Nach einer weiteren Stunde des nun
ruhigen Abends gehe dann auch ich meist zu Bett, da der nächste Tag
ja wieder sehr früh beginnt.
Ich komme aus einer Großstadt Europas,
bin in einem sozialen und liberalen Umfeld aufgewachsen. Was geht
euch durch den Kopf, wenn ihr auf der Straße oder sonst wo eine
dunkelhäutige Person seht? Habt ihr dabei überhaupt einen
besonderen Gedanken? Oder nehmt ihr diese Person, wie alle anderen
Personen wahr? Ich persönlich denke mir nichts
anderes. Zugegebenermaßen habe ich mich in den letzten Wochen in
Deutschland ab und zu gefragt, ob diese Person vielleicht aus Sambia
kommt; aber das war eine temporäre, persönliche Sache, die mit
meiner Aufregung und meinen vielen Fragen zusammenhing.
Jetzt bin ich zum ersten Mal in meinem
Leben auf der anderen Seite, jetzt bin ich Diejenige, mit der anderen
Hautfarbe, Diejenige, die von einem anderen Kontinent kommt.
Ich hatte ein Vorbereitungsseminar, ich
war darauf vorbereitet, dass mich andauernd alle angucken, mich viele
Leute ansprechen, mich Leute berühren wollen. Zumindest war ich der
festen Überzeugung, ich sei darauf vorbereitet. Nur wenige Tage in
meiner neuen Welt, haben mir gezeigt, dass das nicht der Fall ist.
Mir geht es deswegen nicht schlechter, aber andauernd schwebt mir
eine Frage vor: Warum?
Warum denken die Leute, es sei
begehrenswert ein weiße Person anzufassen? Warum sagen Kinder (!),
dass sie sich nicht mehr waschen werden, nachdem sie mich umarmt
haben? Warum werde ich von kleinen Mädchen auf der Straße
angesprochen, die mit mir befreundet sein wollen. Warum denken junge
Frauen, ich sei so viel schöner, nur weil ich weiß bin?

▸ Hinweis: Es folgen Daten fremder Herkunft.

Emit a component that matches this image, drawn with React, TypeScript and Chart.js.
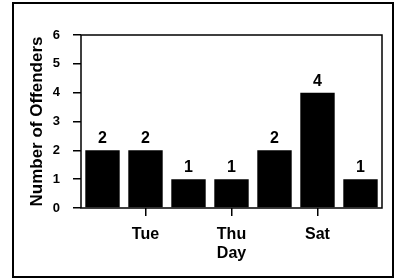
import React, { useEffect, useRef } from 'react';
import { Chart, registerables } from 'chart.js';

Chart.register(...registerables);

const days = ['Mon', 'Tue', 'Wed', 'Thu', 'Fri', 'Sat', 'Sun'];
const offenders = [2, 2, 1, 1, 2, 4, 1];
const labeledDays = ['Tue', 'Thu', 'Sat'];
const yMin = 0;
const yMax = 6;
const xTitle = 'Day';
const yTitle = 'Number of Offenders';

const FONT = '"Liberation Sans", Arial, sans-serif';

export default function App() {
  const ref = useRef<HTMLCanvasElement>(null);

  useEffect(() => {
    document.body.style.margin = '0';
    const frame = {
      id: 'plotFrame',
      afterDatasetsDraw(chart: any) {
        const { ctx, chartArea: a } = chart;
        ctx.save();
        ctx.strokeStyle = '#000';
        ctx.lineWidth = 1.5;
        ctx.strokeRect(a.left, a.top, a.right - a.left, a.bottom - a.top);
        ctx.restore();
      },
    };
    const valueLabels = {
      id: 'valueLabels',
      afterDatasetsDraw(chart: any) {
        const { ctx } = chart;
        const meta = chart.getDatasetMeta(0);
        ctx.save();
        ctx.fillStyle = '#000';
        ctx.font = `bold 16px ${FONT}`;
        ctx.textAlign = 'center';
        ctx.textBaseline = 'alphabetic';
        meta.data.forEach((bar: any, i: number) => {
          ctx.fillText(String(offenders[i]), bar.x, bar.y - 7);
        });
        ctx.restore();
      },
    };

    const chart = new Chart(ref.current!, {
      type: 'bar',
      data: {
        labels: days,
        datasets: [
          {
            data: offenders,
            backgroundColor: '#000',
            borderWidth: 0,
            barPercentage: 0.8,
            categoryPercentage: 1,
          },
        ],
      },
      options: {
        animation: false,
        responsive: true,
        maintainAspectRatio: false,
        layout: { padding: { top: 31, right: 10, left: 0, bottom: 0 } },
        plugins: { legend: { display: false }, tooltip: { enabled: false } },
        scales: {
          x: {
            grid: {
              offset: false,
              drawOnChartArea: false,
              tickLength: 8,
              lineWidth: 1.5,
              color: (c: any) =>
                labeledDays.includes(days[c.index]) ? '#000' : 'rgba(0,0,0,0)',
            },
            border: { display: false },
            ticks: {
              autoSkip: false,
              maxRotation: 0,
              padding: 9,
              color: '#000',
              font: { family: FONT, size: 16, weight: 'bold' },
              callback: (_v: any, i: number) =>
                labeledDays.includes(days[i]) ? days[i] : '',
            },
            title: {
              display: true,
              text: xTitle,
              color: '#000',
              font: { family: FONT, size: 16, weight: 'bold' },
              padding: { top: 0, bottom: 13 },
            },
            afterFit: (s: any) => {
              s.height = 68;
            },
          },
          y: {
            min: yMin,
            max: yMax,
            grid: {
              drawOnChartArea: false,
              tickLength: 8,
              lineWidth: 1.5,
              color: '#000',
            },
            border: { display: false },
            ticks: {
              stepSize: 1,
              padding: 13,
              color: '#000',
              font: { family: FONT, size: 13, weight: 'bold' },
            },
            title: {
              display: true,
              text: yTitle,
              color: '#000',
              font: { family: FONT, size: 17, weight: 'bold' },
              padding: { top: 13, bottom: 0 },
            },
            afterFit: (s: any) => {
              s.width = 67;
            },
          },
        },
      },
      plugins: [frame, valueLabels],
    });
    return () => chart.destroy();
  }, []);

  return (
    <div
      style={{
        position: 'fixed',
        left: 12,
        top: 2,
        width: 382,
        height: 276,
        border: '2px solid #000',
        boxSizing: 'border-box',
        background: '#fff',
      }}
    >
      <canvas ref={ref} />
    </div>
  );
}
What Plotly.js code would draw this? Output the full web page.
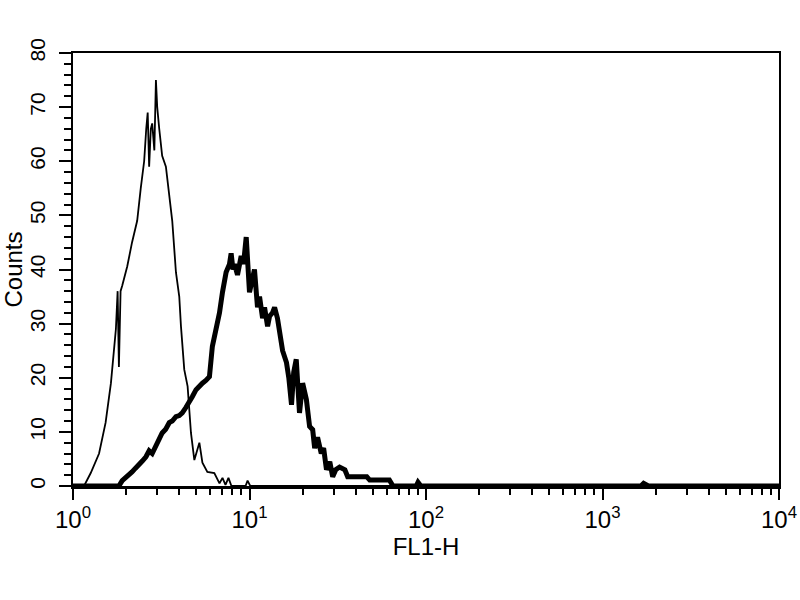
<!DOCTYPE html>
<html>
<head>
<meta charset="utf-8">
<script src="https://cdn.plot.ly/plotly-3.0.1.min.js"></script>
<style>html,body{margin:0;padding:0;background:#fff;}#chart{width:800px;height:600px;}</style>
</head>
<body>
<div id="chart"></div>
<script>
// Control (thin) histogram: FL1-H value vs counts
var thinX = [1, 1.155, 1.26, 1.405, 1.53, 1.64, 1.75, 1.79, 1.82, 1.86,
  1.90, 2.03, 2.16, 2.31, 2.42, 2.53, 2.60, 2.65, 2.70, 2.76,
  2.81, 2.89, 2.95, 3.00, 3.08, 3.20, 3.36, 3.51, 3.65, 3.83,
  4.00, 4.09, 4.27, 4.46, 4.66, 4.87, 5.0, 5.20, 5.41, 5.77,
  6.32, 6.76, 7.03, 7.31, 7.6, 7.9, 9.5, 9.75, 10.1, 10000];
var thinY = [0, 0, 2.4, 6, 11.7, 19, 29, 36, 22, 36,
  37, 40.6, 45, 49, 55, 60, 66, 69, 59, 66,
  67, 62, 75, 70, 66, 61, 59, 54, 49, 39.5,
  35, 29.5, 21.5, 18.4, 9.8, 4.8, 6, 8, 4.3, 2.6,
  2.4, 0.5, 1.5, 0.2, 1.5, 0, 0, 1, 0, 0];

// Stained (thick) histogram
var thickX = [1, 1.82, 1.90, 1.99, 2.08, 2.16, 2.26, 2.37, 2.47, 2.59,
  2.70, 2.81, 2.94, 3.08, 3.20, 3.35, 3.51, 3.65, 3.83, 4.00,
  4.16, 4.36, 4.56, 4.74, 4.98, 5.20, 5.41, 5.66, 5.93, 6.16,
  6.47, 6.76, 7.03, 7.37, 7.70, 7.87, 8.06, 8.22, 8.55, 8.97,
  9.25, 9.58, 10.0, 10.27, 10.67, 11.1, 11.4, 11.86, 12.17, 12.66,
  13.0, 13.5, 13.87, 14.4, 14.8, 15.4, 16.2, 16.7, 17.3, 17.8,
  18.4, 18.9, 19.2, 20.0, 21.0, 21.9, 22.8, 23.4, 24.3, 25.5,
  26.3, 27.3, 28.5, 29.6, 30.8, 32.4, 34.7, 36.0, 38.5, 46.2,
  48, 62, 65, 88, 90.1, 93.5, 1650, 1710, 1820, 10000];
var thickY = [0, 0, 1, 1.5, 2, 2.6, 3.3, 3.9, 4.6, 5.4,
  6.5, 6, 7.5, 8.5, 9.8, 10.5, 11.7, 12, 12.8, 13,
  13.5, 14.5, 15.4, 16.5, 17.8, 18.5, 19, 19.5, 20.2, 25.8,
  29, 32, 35.8, 39.5, 41, 43, 40, 41, 39, 42.5,
  41, 46, 35.8, 38, 40, 33, 35, 31, 33, 29.5,
  31.4, 32, 33, 31, 28, 25, 22.8, 20, 15, 21,
  23.4, 17, 13.5, 19, 16, 11, 10.4, 7, 9, 6,
  7, 3, 4.5, 1.7, 3, 3.5, 3, 1.7, 1.7, 1.7,
  1.1, 1.1, 0, 0, 0.7, 0, 0, 0.5, 0, 0];

var xTickVals = [1, 10, 100, 1000, 10000];
var xTickText = ['10<sup>0</sup>', '10<sup>1</sup>', '10<sup>2</sup>', '10<sup>3</sup>', '10<sup>4</sup>'];
var xTitle = 'FL1-H';
var yTitle = 'Counts';

var font = 'Liberation Sans, Arial, sans-serif';

var traces = [
  {x: thinX, y: thinY, type: 'scatter', mode: 'lines',
   line: {color: '#000', width: 1.8, shape: 'linear'}, hoverinfo: 'skip'},
  {x: thickX, y: thickY, type: 'scatter', mode: 'lines',
   line: {color: '#000', width: 5, shape: 'linear'}, hoverinfo: 'skip'}
];

var layout = {
  width: 800, height: 600,
  margin: {l: 73, r: 21, t: 53, b: 114},
  paper_bgcolor: '#fff', plot_bgcolor: '#fff',
  showlegend: false,
  font: {family: font, color: '#000'},
  xaxis: {
    type: 'log', range: [0, 4],
    tickmode: 'array', tickvals: xTickVals, ticktext: xTickText,
    ticks: 'outside', ticklen: 11, tickwidth: 2, tickcolor: '#000',
    minor: {ticks: 'outside', dtick: 'D1', ticklen: 6, tickwidth: 2, tickcolor: '#000', showgrid: false},
    showline: true, linewidth: 2.5, linecolor: '#000', mirror: true,
    showgrid: false, zeroline: false,
    tickfont: {size: 24, family: font, color: '#000'},
    title: {text: xTitle, font: {size: 24, family: font, color: '#000'}, standoff: 2},
    automargin: false
  },
  yaxis: {
    range: [0, 80], dtick: 10, tick0: 0,
    tickangle: -90,
    ticks: 'outside', ticklen: 12, tickwidth: 2, tickcolor: '#000',
    minor: {ticks: 'outside', dtick: 2, ticklen: 7, tickwidth: 2, tickcolor: '#000', showgrid: false},
    showline: true, linewidth: 2, linecolor: '#000', mirror: true,
    showgrid: false, zeroline: false,
    ticklabelstandoff: 6,
    tickfont: {size: 21, family: font, color: '#000'},
    title: {text: yTitle, font: {size: 24, family: font, color: '#000'}, standoff: 2},
    automargin: false
  }
};

Plotly.newPlot('chart', traces, layout, {displayModeBar: false, staticPlot: true});
</script>
</body>
</html>
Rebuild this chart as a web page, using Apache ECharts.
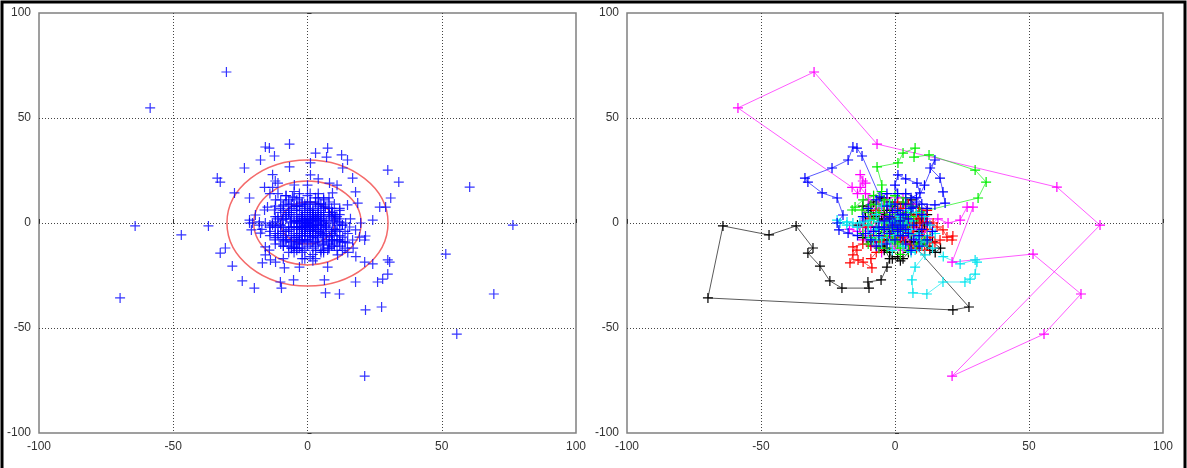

Natürlich kann man sich auch fragen,
ob das alles nur an meiner Hautfarbe, oder vielleicht auch anderen
Faktoren eine Rolle spielen. Aber wenn man das selbst erlebt, wie
alle, ausnahmslos alle, den Blick heben, wenn man einfach nur über
die Straße geht, dann weiß man einfach, dass es doch nur an meiner
Hautfarbe liegt.
Ich verstehe, wie man denken kann, dass
ich aus Europa komme und reich bin (für die Verhältnisse hier bin
ich das vielleicht auch); deswegen verstehe ich auch, dass ich auf
meinem Schulweg fünfmal gefragt werde, ob ich ein Taxi brauche. Ich
verstehe auch, warum Männer einem Heiratsanträge machen – ist mir
zum Glück noch nicht passiert. Aber warum werde ich automatisch mit
Schönheit und Begehren assoziiert?
Vermutlich wird das so etwas wie meine
Baustelle in diesem Jahr. Ich werde es mich immer wieder fragen und
die Antworten, die ich von Einheimischen bekomme, werde ich nie
verstehen.
Ich weiß, dass ich „reich“ bin,
ich weiß, das ich eine junge und unverheiratete Frau bin. Aber
trotzdem frage ich mich: Wisst ihr denn nicht, dass sich mein Land
und mein Kontinent in der Vergangenheit sehr schuldig gemacht hat
über den Zustand des heutigen Afrikas?
Ein Grund, weswegen ich hier bin, ist
um damit einen kleinen Teil wieder gut zu machen; auch wenn es nur
symbolisch ist. Ich möchte nach Hause zurück kommen und den Leuten
in Deutschland ins Bewusstsein rufen, wie gut es uns doch geht, und
wie viele Menschen auf der anderen Seite stehen und darunter leiden
müssen.
Also warum schauen die Einheimischen
hier zu mir hoch, statt Europa für unsere gemeinsame Geschichte zu
verurteilen? Natürlich will ich nicht, dass ich oder ein anderer
Europäer dafür verantwortlich gemacht wird, aber ich will auch
nicht für etwas in den Himmel gelobt werden, was ich mal nicht bin.